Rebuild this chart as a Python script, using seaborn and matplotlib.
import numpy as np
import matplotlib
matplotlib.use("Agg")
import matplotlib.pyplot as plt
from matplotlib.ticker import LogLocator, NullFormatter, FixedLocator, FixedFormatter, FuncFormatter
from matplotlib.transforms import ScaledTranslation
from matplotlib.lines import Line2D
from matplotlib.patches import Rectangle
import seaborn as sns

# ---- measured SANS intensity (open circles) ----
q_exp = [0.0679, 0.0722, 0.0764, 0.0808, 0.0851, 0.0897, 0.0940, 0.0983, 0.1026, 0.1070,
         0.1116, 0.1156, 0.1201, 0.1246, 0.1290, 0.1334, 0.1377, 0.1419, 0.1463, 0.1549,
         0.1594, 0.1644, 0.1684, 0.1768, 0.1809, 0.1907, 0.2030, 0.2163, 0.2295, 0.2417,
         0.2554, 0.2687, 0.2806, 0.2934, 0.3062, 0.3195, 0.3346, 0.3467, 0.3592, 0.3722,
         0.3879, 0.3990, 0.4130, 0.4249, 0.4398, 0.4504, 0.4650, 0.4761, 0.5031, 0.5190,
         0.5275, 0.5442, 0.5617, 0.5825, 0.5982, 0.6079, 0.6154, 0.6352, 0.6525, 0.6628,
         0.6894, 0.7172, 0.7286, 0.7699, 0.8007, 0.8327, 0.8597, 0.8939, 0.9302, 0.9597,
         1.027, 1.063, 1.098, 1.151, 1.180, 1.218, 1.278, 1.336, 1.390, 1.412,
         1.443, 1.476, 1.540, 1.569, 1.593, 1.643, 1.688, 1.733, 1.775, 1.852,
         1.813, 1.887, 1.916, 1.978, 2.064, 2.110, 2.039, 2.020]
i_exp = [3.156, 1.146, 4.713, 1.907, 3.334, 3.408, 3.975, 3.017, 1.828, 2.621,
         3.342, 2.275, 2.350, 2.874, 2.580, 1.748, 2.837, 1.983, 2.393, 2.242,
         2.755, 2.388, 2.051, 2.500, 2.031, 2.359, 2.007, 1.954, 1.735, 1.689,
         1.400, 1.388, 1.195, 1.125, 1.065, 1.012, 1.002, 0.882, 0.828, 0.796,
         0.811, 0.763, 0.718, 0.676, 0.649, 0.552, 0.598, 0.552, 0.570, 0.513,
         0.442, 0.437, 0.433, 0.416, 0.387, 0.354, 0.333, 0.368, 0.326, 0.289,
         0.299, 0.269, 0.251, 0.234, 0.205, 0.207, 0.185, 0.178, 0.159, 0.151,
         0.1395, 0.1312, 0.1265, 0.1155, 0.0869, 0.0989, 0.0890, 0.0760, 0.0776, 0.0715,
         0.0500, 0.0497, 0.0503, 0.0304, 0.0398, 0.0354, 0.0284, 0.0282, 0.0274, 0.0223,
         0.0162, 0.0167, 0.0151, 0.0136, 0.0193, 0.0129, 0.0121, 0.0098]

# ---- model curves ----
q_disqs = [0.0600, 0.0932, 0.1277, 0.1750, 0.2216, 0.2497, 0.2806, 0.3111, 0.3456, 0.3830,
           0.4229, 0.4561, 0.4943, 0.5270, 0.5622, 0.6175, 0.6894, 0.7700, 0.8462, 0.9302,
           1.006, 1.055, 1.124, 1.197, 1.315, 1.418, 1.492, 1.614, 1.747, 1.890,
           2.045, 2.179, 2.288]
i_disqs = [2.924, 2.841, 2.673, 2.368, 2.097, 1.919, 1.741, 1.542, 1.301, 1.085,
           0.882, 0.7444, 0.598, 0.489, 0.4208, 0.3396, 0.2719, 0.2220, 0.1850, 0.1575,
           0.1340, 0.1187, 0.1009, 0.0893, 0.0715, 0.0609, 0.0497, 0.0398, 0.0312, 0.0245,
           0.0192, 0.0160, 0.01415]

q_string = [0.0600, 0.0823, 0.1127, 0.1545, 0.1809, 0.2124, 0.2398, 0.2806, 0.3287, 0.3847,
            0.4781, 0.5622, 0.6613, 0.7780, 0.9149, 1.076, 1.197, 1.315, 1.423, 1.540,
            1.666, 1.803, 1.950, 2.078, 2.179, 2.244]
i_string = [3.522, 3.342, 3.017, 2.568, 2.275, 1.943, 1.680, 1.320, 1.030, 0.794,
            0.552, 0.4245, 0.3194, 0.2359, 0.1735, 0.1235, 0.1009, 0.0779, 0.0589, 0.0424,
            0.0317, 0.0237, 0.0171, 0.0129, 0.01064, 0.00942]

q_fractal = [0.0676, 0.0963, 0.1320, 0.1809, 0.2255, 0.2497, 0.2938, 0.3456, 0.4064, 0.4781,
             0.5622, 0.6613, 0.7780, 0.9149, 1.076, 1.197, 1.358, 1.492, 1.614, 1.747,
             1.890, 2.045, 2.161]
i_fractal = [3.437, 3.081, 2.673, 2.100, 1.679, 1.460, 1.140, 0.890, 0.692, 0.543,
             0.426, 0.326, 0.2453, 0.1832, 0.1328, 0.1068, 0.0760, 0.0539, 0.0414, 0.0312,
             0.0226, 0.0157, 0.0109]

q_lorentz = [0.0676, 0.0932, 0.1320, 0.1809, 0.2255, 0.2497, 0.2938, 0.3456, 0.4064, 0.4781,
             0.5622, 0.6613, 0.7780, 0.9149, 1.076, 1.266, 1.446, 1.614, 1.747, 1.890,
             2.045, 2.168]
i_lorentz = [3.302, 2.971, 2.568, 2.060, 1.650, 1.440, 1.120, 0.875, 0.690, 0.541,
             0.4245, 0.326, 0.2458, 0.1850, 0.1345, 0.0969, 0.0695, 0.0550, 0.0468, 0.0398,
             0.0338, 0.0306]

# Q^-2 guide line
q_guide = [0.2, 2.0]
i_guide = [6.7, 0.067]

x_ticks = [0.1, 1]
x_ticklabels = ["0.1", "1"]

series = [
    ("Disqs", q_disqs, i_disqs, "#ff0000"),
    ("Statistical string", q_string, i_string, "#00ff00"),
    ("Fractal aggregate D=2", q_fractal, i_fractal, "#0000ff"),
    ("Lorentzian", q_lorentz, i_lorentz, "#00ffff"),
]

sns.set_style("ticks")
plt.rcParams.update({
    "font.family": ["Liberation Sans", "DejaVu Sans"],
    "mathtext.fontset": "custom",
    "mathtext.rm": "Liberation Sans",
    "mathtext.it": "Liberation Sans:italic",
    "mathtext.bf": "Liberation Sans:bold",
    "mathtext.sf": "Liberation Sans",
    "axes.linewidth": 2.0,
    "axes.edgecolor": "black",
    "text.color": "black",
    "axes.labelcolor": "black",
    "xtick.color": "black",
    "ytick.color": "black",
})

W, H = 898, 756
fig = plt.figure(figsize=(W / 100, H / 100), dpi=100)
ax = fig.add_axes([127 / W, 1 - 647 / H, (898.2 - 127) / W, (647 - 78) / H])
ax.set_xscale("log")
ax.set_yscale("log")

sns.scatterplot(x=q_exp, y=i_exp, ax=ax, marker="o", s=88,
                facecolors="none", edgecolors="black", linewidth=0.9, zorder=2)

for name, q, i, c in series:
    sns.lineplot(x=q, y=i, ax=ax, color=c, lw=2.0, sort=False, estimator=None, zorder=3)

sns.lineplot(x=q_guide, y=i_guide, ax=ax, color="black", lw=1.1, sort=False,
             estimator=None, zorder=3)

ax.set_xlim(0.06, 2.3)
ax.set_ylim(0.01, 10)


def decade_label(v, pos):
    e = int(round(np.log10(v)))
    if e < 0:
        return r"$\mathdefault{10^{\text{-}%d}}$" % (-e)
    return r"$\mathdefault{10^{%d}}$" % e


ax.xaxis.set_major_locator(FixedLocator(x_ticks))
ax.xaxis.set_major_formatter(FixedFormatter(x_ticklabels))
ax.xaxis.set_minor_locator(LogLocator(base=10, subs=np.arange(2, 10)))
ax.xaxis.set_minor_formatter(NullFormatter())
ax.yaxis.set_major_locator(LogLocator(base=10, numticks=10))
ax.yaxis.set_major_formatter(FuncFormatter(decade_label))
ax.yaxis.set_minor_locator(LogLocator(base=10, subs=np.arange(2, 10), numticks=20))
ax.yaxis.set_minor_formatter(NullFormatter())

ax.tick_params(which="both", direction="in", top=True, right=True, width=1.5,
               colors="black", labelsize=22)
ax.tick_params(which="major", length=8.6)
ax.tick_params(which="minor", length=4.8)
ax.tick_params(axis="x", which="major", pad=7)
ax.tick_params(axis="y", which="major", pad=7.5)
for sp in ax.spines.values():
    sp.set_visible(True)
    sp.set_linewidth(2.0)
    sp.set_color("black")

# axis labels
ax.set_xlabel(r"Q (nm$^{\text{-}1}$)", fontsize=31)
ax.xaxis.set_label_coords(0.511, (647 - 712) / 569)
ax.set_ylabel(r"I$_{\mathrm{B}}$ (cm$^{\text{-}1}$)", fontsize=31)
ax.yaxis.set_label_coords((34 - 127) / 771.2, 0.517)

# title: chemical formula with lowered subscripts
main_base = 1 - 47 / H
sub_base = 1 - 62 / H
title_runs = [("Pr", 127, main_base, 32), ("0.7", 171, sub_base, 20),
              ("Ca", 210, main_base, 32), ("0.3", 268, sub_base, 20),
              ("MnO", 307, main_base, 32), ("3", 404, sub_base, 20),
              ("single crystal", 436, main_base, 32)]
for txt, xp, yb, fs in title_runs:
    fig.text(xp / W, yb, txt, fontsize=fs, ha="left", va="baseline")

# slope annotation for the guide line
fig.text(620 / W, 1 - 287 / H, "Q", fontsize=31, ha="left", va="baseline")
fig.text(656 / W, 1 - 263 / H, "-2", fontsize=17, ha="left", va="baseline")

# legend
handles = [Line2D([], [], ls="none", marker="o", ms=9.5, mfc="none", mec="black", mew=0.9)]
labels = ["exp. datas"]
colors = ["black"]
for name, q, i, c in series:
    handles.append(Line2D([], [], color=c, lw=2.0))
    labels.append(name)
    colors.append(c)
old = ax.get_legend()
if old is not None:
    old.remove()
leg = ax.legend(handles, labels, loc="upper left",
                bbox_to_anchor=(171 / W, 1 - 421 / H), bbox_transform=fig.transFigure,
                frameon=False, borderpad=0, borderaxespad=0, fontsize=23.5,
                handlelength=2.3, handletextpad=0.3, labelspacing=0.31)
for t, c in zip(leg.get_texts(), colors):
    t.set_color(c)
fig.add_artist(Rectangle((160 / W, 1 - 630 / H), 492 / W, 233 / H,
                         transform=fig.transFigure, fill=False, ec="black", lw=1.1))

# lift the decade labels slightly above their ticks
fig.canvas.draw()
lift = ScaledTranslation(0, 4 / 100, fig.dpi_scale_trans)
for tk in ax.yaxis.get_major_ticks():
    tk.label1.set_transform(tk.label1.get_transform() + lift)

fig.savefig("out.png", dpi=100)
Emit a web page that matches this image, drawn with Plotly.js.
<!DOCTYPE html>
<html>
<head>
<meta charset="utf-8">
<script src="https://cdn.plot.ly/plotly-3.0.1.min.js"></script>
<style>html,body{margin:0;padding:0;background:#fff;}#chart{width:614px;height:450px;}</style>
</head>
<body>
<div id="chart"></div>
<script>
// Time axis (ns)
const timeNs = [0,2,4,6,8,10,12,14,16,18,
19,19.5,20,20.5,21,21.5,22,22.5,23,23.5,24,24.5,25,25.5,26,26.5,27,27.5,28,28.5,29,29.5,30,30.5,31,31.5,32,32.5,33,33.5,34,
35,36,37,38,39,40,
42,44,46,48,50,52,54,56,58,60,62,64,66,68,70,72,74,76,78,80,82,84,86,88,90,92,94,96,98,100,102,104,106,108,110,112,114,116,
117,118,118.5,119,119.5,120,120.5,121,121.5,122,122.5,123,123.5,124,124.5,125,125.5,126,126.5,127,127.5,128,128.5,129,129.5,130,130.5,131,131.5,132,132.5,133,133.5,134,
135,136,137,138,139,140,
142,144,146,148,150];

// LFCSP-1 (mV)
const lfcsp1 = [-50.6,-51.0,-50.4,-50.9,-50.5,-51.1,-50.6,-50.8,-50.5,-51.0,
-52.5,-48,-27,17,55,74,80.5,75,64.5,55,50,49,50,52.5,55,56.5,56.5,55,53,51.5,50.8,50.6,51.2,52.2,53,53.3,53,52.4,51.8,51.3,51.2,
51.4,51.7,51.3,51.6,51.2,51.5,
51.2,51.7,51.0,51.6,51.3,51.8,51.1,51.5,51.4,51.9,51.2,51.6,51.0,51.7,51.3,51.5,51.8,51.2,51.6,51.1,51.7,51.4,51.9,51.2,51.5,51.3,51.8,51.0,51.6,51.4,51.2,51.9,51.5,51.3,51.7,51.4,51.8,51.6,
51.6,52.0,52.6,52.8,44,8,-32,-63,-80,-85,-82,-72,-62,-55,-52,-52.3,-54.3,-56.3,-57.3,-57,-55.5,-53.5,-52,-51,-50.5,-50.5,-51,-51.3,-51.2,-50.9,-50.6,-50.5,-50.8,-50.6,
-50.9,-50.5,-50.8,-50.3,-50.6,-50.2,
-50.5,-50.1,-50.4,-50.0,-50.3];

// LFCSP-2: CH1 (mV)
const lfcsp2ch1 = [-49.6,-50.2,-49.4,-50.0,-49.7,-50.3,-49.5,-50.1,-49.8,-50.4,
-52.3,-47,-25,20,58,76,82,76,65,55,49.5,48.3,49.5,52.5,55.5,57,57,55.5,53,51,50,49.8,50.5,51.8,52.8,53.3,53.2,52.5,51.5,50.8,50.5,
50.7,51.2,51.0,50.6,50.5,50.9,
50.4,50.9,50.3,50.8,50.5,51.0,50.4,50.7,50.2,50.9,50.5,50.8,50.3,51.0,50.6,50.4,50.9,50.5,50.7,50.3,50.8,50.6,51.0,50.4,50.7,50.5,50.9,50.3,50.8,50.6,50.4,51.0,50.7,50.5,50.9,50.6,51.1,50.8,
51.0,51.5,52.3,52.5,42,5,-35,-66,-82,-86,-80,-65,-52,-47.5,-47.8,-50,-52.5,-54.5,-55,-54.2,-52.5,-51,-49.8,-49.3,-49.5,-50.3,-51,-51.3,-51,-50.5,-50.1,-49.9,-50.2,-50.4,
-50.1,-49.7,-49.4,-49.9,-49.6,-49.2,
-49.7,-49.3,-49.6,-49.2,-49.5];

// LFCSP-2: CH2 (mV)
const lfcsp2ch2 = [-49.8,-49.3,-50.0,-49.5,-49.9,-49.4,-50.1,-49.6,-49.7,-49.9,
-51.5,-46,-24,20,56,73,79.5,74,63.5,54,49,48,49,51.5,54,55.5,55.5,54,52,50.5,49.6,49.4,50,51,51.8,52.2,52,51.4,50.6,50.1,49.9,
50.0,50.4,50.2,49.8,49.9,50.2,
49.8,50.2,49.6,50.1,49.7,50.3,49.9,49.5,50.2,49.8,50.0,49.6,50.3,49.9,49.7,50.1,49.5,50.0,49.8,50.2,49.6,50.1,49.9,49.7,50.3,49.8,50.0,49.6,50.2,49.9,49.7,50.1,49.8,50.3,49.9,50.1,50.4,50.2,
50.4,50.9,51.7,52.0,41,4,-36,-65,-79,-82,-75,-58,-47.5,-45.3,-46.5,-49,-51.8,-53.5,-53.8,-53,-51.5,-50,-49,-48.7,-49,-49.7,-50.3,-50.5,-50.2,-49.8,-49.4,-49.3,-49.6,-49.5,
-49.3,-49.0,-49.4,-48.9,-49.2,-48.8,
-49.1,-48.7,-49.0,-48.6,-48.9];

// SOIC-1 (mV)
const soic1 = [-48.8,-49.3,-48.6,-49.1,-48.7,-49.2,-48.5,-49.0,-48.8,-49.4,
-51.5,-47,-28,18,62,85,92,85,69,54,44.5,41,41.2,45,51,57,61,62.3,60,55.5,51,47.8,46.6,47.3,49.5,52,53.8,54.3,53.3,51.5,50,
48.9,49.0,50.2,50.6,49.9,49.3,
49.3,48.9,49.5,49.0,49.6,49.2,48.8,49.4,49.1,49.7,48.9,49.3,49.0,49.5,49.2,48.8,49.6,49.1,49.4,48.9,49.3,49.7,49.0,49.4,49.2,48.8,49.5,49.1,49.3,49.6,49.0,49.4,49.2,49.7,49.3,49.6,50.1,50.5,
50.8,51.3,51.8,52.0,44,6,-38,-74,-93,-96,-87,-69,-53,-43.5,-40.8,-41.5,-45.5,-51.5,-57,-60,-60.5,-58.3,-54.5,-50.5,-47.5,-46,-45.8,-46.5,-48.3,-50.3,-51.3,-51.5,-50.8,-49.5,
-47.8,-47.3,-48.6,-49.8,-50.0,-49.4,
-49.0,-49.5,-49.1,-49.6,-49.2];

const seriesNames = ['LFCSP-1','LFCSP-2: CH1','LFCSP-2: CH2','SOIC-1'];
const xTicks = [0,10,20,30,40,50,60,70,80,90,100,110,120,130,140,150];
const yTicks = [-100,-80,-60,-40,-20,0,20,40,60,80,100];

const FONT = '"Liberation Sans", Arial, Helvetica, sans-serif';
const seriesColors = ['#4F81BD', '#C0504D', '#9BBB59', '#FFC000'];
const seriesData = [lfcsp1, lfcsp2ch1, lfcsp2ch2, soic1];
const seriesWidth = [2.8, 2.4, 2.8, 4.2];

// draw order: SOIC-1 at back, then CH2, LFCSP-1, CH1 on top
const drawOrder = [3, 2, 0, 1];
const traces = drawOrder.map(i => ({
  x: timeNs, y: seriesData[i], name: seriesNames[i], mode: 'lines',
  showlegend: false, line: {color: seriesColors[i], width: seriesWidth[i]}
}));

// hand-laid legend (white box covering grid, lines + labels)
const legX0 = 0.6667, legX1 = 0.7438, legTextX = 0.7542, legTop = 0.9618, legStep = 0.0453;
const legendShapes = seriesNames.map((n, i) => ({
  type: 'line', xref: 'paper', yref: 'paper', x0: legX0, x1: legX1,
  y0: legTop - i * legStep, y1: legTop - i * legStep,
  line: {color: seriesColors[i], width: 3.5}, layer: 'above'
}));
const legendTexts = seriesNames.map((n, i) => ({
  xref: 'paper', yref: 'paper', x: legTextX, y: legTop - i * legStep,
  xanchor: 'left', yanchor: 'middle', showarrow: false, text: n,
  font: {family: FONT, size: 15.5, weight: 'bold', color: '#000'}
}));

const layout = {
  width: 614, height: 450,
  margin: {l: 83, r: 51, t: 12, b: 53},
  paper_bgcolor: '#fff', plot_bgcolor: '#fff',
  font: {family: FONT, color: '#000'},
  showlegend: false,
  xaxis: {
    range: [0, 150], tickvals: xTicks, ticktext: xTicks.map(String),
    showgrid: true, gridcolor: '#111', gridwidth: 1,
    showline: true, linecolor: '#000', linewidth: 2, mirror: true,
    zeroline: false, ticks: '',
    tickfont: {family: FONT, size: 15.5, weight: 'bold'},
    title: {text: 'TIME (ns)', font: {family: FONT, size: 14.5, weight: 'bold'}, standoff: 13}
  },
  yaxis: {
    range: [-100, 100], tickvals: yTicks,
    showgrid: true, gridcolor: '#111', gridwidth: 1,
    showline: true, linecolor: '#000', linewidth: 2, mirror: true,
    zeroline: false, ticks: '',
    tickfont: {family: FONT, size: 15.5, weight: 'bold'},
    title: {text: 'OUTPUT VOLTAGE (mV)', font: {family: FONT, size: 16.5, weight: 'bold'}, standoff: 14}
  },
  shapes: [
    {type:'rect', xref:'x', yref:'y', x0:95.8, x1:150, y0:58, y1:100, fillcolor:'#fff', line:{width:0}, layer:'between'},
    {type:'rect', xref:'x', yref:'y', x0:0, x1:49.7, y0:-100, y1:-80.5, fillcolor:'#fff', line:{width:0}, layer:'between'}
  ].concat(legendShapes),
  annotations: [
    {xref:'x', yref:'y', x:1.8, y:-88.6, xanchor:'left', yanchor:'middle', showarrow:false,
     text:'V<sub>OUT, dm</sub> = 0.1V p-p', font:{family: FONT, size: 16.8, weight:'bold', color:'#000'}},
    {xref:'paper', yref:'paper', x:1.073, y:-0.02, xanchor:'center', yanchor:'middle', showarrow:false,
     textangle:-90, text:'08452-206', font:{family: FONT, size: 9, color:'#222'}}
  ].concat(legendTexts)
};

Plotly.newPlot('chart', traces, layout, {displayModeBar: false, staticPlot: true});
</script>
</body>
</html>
——
Every line from the first entry to the line containing "import seaborn as sns" should be transcribed exactly, and nothing beyond it.

FINAL ANSWER
Rebuild this chart as a Python script, using seaborn and matplotlib.
import numpy as np
import matplotlib
matplotlib.use("Agg")
import matplotlib.pyplot as plt
from matplotlib.ticker import LogLocator, NullFormatter, FixedLocator, FixedFormatter, FuncFormatter
from matplotlib.transforms import ScaledTranslation
from matplotlib.lines import Line2D
from matplotlib.patches import Rectangle
import seaborn as sns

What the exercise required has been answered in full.